Educação

Uma aula para “ouvir”

Nunca tive experiência com alunos deficientes. Nunca pensei que um dia poderia ter ou como
seria caso acontecesse. Mas um dia desses recebi a notícia: teria um aluno surdo e mudo para
o curso técnico, com uma intérprete. Naquele momento fiquei pensando como seria a
dinâmica, como ocorreria a inclusão, se precisaria adaptar minha aula, se ele iria me entender, se a intérprete saberia
“traduzir” minhas palavras com exatidão. Mil pensamentos vieram.

 

O primeiro dia de aula foi um pouco tenso. Conversei com a intérprete e a mesma disse para
não me preocupar, não mudar nada as aulas, pois o aluno em questão tem plena capacidade
de entendimento e compreensão do conteúdo. Um dia, até cheguei a cometer uma gafe,
como sou muito brincalhona com os alunos, disse esta frase corriqueira: “Melhor ouvir isso do
que ser surdo!”. Na mesma hora a intérprete levantou a mão delicadamente e me olhou com
um sorriso. Nem precisou dizer nada. Lógico que ela interpretou minhas palavras ao aluno e
ele entrou em gargalhadas.
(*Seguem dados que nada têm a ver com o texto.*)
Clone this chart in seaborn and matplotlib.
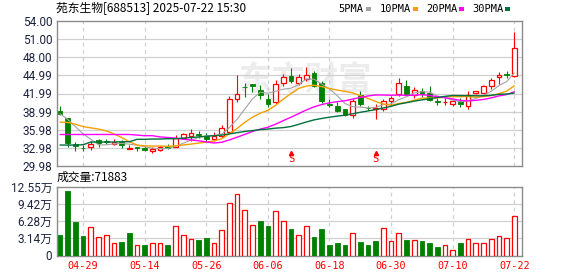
import numpy as np
import pandas as pd
import seaborn as sns
import matplotlib
matplotlib.use("Agg")
import matplotlib.pyplot as plt
from matplotlib.patches import Rectangle

# ---------------- data ----------------
dates = ["04-24", "04-25", "04-28", "04-29", "04-30", "05-06", "05-07", "05-08", "05-09", "05-12",
         "05-13", "05-14", "05-15", "05-16", "05-19", "05-20", "05-21", "05-22", "05-23", "05-26",
         "05-27", "05-28", "05-29", "05-30", "06-03", "06-04", "06-05", "06-06", "06-09", "06-10",
         "06-11", "06-12", "06-13", "06-16", "06-17", "06-18", "06-19", "06-20", "06-23", "06-24",
         "06-25", "06-26", "06-27", "06-30", "07-01", "07-02", "07-03", "07-04", "07-07", "07-08",
         "07-09", "07-10", "07-11", "07-14", "07-15", "07-16", "07-17", "07-18", "07-21", "07-22"]
open_ = [39.15, 37.85, 33.70, 33.00, 33.06, 34.26, 34.20, 33.63, 33.92, 32.80,
         33.05, 33.00, 32.40, 32.70, 33.30, 33.16, 34.70, 34.95, 35.20, 35.00,
         34.52, 34.87, 35.66, 41.05, 43.10, 43.50, 42.55, 41.10, 40.60, 43.75,
         44.90, 43.75, 44.40, 45.35, 43.70, 40.25, 39.85, 39.35, 38.35, 41.70,
         39.65, 39.45, 39.40, 40.80, 41.90, 43.20, 41.70, 42.45, 42.05, 40.70,
         40.58, 40.20, 40.75, 39.95, 42.00, 42.15, 43.26, 44.70, 45.25, 44.85]
high = [39.85, 37.95, 34.00, 33.40, 34.10, 34.40, 34.45, 34.50, 34.25, 33.45,
        33.10, 33.30, 33.10, 33.35, 33.60, 35.05, 35.50, 36.10, 35.80, 35.40,
        35.60, 36.85, 41.60, 45.10, 43.70, 43.60, 43.40, 41.90, 44.20, 45.20,
        46.20, 45.20, 46.40, 45.80, 44.00, 41.00, 40.50, 39.50, 41.00, 42.40,
        40.00, 40.20, 41.05, 41.60, 44.50, 44.30, 43.00, 42.90, 43.25, 41.30,
        41.20, 40.90, 41.20, 42.40, 42.45, 43.40, 44.60, 45.50, 45.80, 52.20]
low = [38.40, 33.10, 32.45, 32.50, 32.60, 33.10, 33.65, 33.47, 33.00, 32.75,
       32.45, 32.45, 32.10, 32.50, 32.85, 33.05, 34.40, 34.10, 34.65, 34.00,
       34.20, 34.65, 35.50, 40.60, 41.35, 42.20, 41.00, 39.70, 40.30, 43.30,
       43.80, 43.40, 44.10, 43.00, 40.40, 39.80, 38.85, 38.30, 38.00, 39.90,
       39.30, 37.70, 39.10, 39.85, 41.60, 41.70, 41.30, 41.40, 40.75, 40.10,
       40.10, 40.00, 39.80, 39.40, 41.95, 42.00, 42.70, 43.60, 44.50, 44.65]
close = [38.55, 33.80, 33.30, 32.90, 33.58, 33.80, 33.88, 33.98, 33.41, 32.88,
         32.95, 32.60, 32.80, 33.06, 32.98, 34.66, 35.20, 35.50, 35.12, 34.50,
         34.90, 36.20, 41.04, 41.95, 43.00, 43.30, 41.70, 40.30, 43.50, 44.75,
         44.10, 44.65, 45.00, 43.30, 40.70, 40.15, 39.10, 38.40, 40.75, 40.20,
         39.55, 39.50, 40.80, 41.20, 43.80, 41.95, 42.65, 41.85, 40.85, 40.60,
         40.62, 40.68, 40.30, 41.80, 42.35, 43.20, 44.15, 45.00, 45.10, 49.50]
volume_wan = [3.66, 11.70, 6.04, 3.48, 5.24, 3.41, 3.78, 2.20, 2.38, 4.02,
              1.95, 1.83, 2.20, 2.20, 2.00, 5.43, 3.78, 3.05, 2.74, 3.11,
              2.32, 4.70, 9.63, 11.28, 8.35, 5.60, 6.22, 5.30, 8.17, 6.34,
              4.76, 3.78, 5.43, 3.29, 4.76, 2.00, 2.20, 1.83, 4.15, 2.38,
              2.00, 2.56, 5.06, 2.68, 4.15, 2.74, 2.87, 2.56, 2.20, 1.46,
              1.95, 1.04, 2.20, 3.05, 2.20, 2.32, 3.05, 3.60, 3.23, 7.1883]
# moving-average values before a full window exists inside the shown range
ma5_head = [38.65, 37.70, 36.50, 35.30]
ma10_head = [37.25, 37.20, 36.90, 36.50, 36.30, 36.10, 35.80, 35.30, 34.70]
ma20_head = [35.20, 35.20, 35.20, 35.20, 35.20, 35.20, 35.20, 35.20, 35.20, 35.20,
             35.10, 35.00, 35.00, 34.80, 34.70, 34.60, 34.40, 34.30, 34.15]
ma30_head = [33.45, 33.45, 33.45, 33.50, 33.95, 33.95, 33.95, 33.95, 34.00, 34.00,
             34.40, 34.40, 34.45, 34.45, 34.50, 34.50, 34.60, 34.70, 34.80, 34.90,
             35.00, 35.10, 35.30, 35.50, 35.70, 35.85, 36.00, 36.10, 36.25]
price_tick_labels = ["29.98", "32.98", "35.98", "38.99", "41.99", "44.99", "48.00", "51.00", "54.00"]
price_min, price_max = 29.98, 54.00
vol_tick_values = [0, 3.14, 6.28, 9.42, 12.55]
vol_tick_labels = ["0", "3.14万", "6.28万", "9.42万", "12.55万"]
date_label_idx = [3, 11, 19, 27, 35, 43, 51, 59]
s_mark_idx = [30, 41]
title = "苑东生物[688513] 2025-07-22 15:30"
ma_names = ["5PMA", "10PMA", "20PMA", "30PMA"]
ma_windows = [5, 10, 20, 30]
ma_heads = [ma5_head, ma10_head, ma20_head, ma30_head]

# ---------------- styles ----------------
RED = "#ff0000"
GREEN = "#008000"
MA_COLORS = ["#a3a3a3", "#f5a000", "#ff00ff", "#00703c"]
GRID = "#d0d0d0"
SPINE = "#8c8c8c"
LABEL = "#1c2340"
CJK = ["Noto Sans CJK SC", "DejaVu Sans"]

sns.set_style("white")
plt.rcParams["font.family"] = ["Noto Sans CJK SC", "DejaVu Sans"]

W, H = 578, 276
fig = plt.figure(figsize=(W / 100, H / 100), dpi=100)

def px_axes(x0, y0, x1, y1):
    return fig.add_axes([x0 / W, 1 - y1 / H, (x1 - x0) / W, (y1 - y0) / H])

ax = px_axes(56.5, 21.0, 522.3, 166.0)
axv = px_axes(56.5, 186.7, 522.3, 255.5)

n = len(close)
idx = np.arange(n)
df = pd.DataFrame({"i": idx, "open": open_, "high": high, "low": low, "close": close, "vol": volume_wan})
xmin, xmax = -0.455, 60.04

# moving averages
for name, w, head in zip(ma_names, ma_windows, ma_heads):
    ma = df["close"].rolling(w).mean().to_numpy()
    ma[: len(head)] = head
    df[name] = ma

# watermark (behind everything in the price panel)
ax.text((305 - 56.5) / (522.3 - 56.5), (166 - 81) / (166 - 21), "东方财富", transform=ax.transAxes,
        ha="center", va="center", fontsize=24, fontweight="bold", color="#ececec",
        family=CJK, zorder=0.5)

up = df["close"] >= df["open"]
bw = 0.62
# wicks
for i, r in df.iterrows():
    if up[i]:
        ax.vlines(i, r["close"], r["high"], color=RED, lw=0.8, zorder=3)
        ax.vlines(i, r["low"], r["open"], color=RED, lw=0.8, zorder=3)
    else:
        ax.vlines(i, r["low"], r["high"], color=GREEN, lw=0.8, zorder=3)
body_lo = np.minimum(df["open"], df["close"])
body_h = np.maximum(np.abs(df["close"] - df["open"]), 0.06)
ax.bar(idx[up], body_h[up], bottom=body_lo[up], width=bw, facecolor="white",
       edgecolor=RED, lw=0.9, zorder=4)
ax.bar(idx[~up], body_h[~up], bottom=body_lo[~up], width=bw, facecolor=GREEN,
       edgecolor=GREEN, lw=0.6, zorder=4)

# MA lines
for name, c in zip(ma_names, MA_COLORS):
    sns.lineplot(data=df, x="i", y=name, ax=ax, color=c, lw=1.0 if name != "5PMA" else 0.8,
                 zorder=5, legend=False)

# volume
prev = np.r_[df["open"].iloc[0], df["close"].to_numpy()[:-1]]
vup = df["close"].to_numpy() > prev
axv.bar(idx[vup], df["vol"][vup], width=bw, facecolor="white", edgecolor=RED, lw=0.9, zorder=3)
axv.bar(idx[~vup], df["vol"][~vup], width=bw, facecolor=GREEN, edgecolor=GREEN, lw=0.6, zorder=3)

# axes styling
yt = np.linspace(price_min, price_max, len(price_tick_labels))
for a, ylim, ticks in [(ax, (price_min, price_max), yt), (axv, (0, vol_tick_values[-1]), vol_tick_values)]:
    a.set_xlim(xmin, xmax)
    a.set_ylim(*ylim)
    a.set_xlabel("")
    a.set_ylabel("")
    for t in ticks[1:-1]:
        a.axhline(t, color=GRID, lw=0.9, zorder=1)
    for d in date_label_idx:
        a.axvline(d, color=GRID, lw=0.9, ls=(0, (3, 3)), zorder=1)
    for s in a.spines.values():
        s.set_visible(True)
        s.set_color(SPINE)
        s.set_linewidth(1.0)
    a.set_xticks([])
    a.set_yticks(ticks)
    a.tick_params(axis="y", length=0, pad=3, colors=LABEL, labelsize=8.5)

ax.set_yticklabels(price_tick_labels, family=["Roboto", "DejaVu Sans"])
axv.set_yticklabels(vol_tick_labels, family=["Roboto", "Noto Sans CJK SC"])

# date labels
for d in date_label_idx:
    axv.text(d, -10.5 / 68.8, dates[d], transform=axv.get_xaxis_transform(), ha="center",
             va="center", color=RED, fontsize=7.3, family="DejaVu Sans Mono")

# S markers
for s in s_mark_idx:
    ax.text(s, 31.15, "S", ha="center", va="center", color=RED, fontsize=7.5,
            family="DejaVu Sans Mono", zorder=6)
    ax.plot([s], [32.1], marker="^", ms=3, color=RED, zorder=6)

# title
fig.text(56.5 / W, 1 - 8.5 / H, title, ha="left", va="center", fontsize=8.5, color="#000000", family=CJK)

# legend
leg_x = [338, 380, 426, 472]
mark_x = [366, 412.5, 458.5, 505]
for name, c, lx, mx in zip(ma_names, MA_COLORS, leg_x, mark_x):
    fig.text(lx / W, 1 - 9 / H, name, ha="left", va="center", fontsize=7.5, color="#000000",
             family="DejaVu Sans Mono")
    fig.add_artist(Rectangle((mx / W, 1 - 10.5 / H), 5 / W, 3 / H, transform=fig.transFigure,
                             color=c, lw=0))

# volume title
fig.text(56.5 / W, 1 - 177.7 / H, "成交量:" + str(int(round(volume_wan[-1] * 10000))), ha="left",
         va="center", fontsize=8.5, color="#000000", family=CJK)

fig.savefig("out.png", dpi=100)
Fiquei procurando um buraco para me esconder!

 

Depois dessa, segui as aulas (quase) normalmente, até que chegou um momento onde os
alunos precisariam apresentar um trabalho em grupo. Veio outra preocupação: um surdo e
mudo apresentando trabalho? Como seria isso? Mais uma vez recorri à intérprete e
novamente ela disse: não se preocupe.

 

Eu estava sem entender. Era tudo muito novo e a cada dia eu me impressionava com este
universo que jamais teria pensado sequer um dia. Conversei bastante com a intérprete e ela
me abriu os olhos de uma forma fascinante.

 

– Professora, o surdo e/ou mudo precisa de intérprete para ir ao banco, médico, estudar,
resolver assuntos pessoais. Sou contratada para isso, quando podem pagar, é claro. Não são
todos que tem esta condição.

 

Fiquei imaginando como tudo isso seria. Óbvio! Como o paciente vai dizer ao médico o que
sente? Precisa de um médico que saiba Libras? A mente viajou.

 

– É um mercado amplo Lucilia, e com poucos profissionais. Não estou assustada que você não
saiba nada disso. Normalmente as pessoas não direcionam seus olhos aos deficientes, seja
qual for.

 

Uma grande verdade. Muita gente não pensa, inclusive eu. Senti-me um pouco constrangida,
pois não queria estar nesta estatística.

 

O Grande Dia!

Enfim, o grande dia chegou. A apresentação dos trabalhos! A intérprete me explicou como
seria:
– Professora, eu ficarei no fundo da sala e o aluno apresentando o trabalho lá na frente. Vou
ficar nos fundos, pois não quero que a turma olhe para mim. A atenção é para ele. Assim, vou
traduzir o que ele diz em alto e bom som, ok?

 

Concordei sem hesitar. Expliquei à turma como seria e todos ficaram curiosos, inclusive eu. A
apresentação começou. Aliás, o espetáculo começou. Senti-me naquelas entrevistas de
Hollywood onde o ator fala e a tradutora faz seu trabalho, impecável. À medida que a
apresentação acontecia meus olhos ficaram anestesiados. A turma estava paralisada e
emocionada. Ao final, os aplausos foram inevitáveis. Foi incrível!

 

Aplausos de gratidão. Sim, agradeci ao aluno pela oportunidade de ter passado por esta
experiência única de aprendizado e empatia. Aprendi a me colocar no lugar destas pessoas
com deficiência (PCD), aprendi a tolerar, a respeitar. Como os deixamos de lado acreditando
que não possuem potencial ou força de vontade!

 

Uma lição de Vida

Para alguns foi uma simples aula, mas para outros como eu, foi uma lição de vida. Educadores,
governo e a sociedade em geral, precisam dar mais espaço e ter mais conhecimento sobre este
assunto. O principal disso tudo é aprender a transformar o conhecimento e as experiências em
atitudes que façam a diferença, buscando a inclusão de todos com igualdade.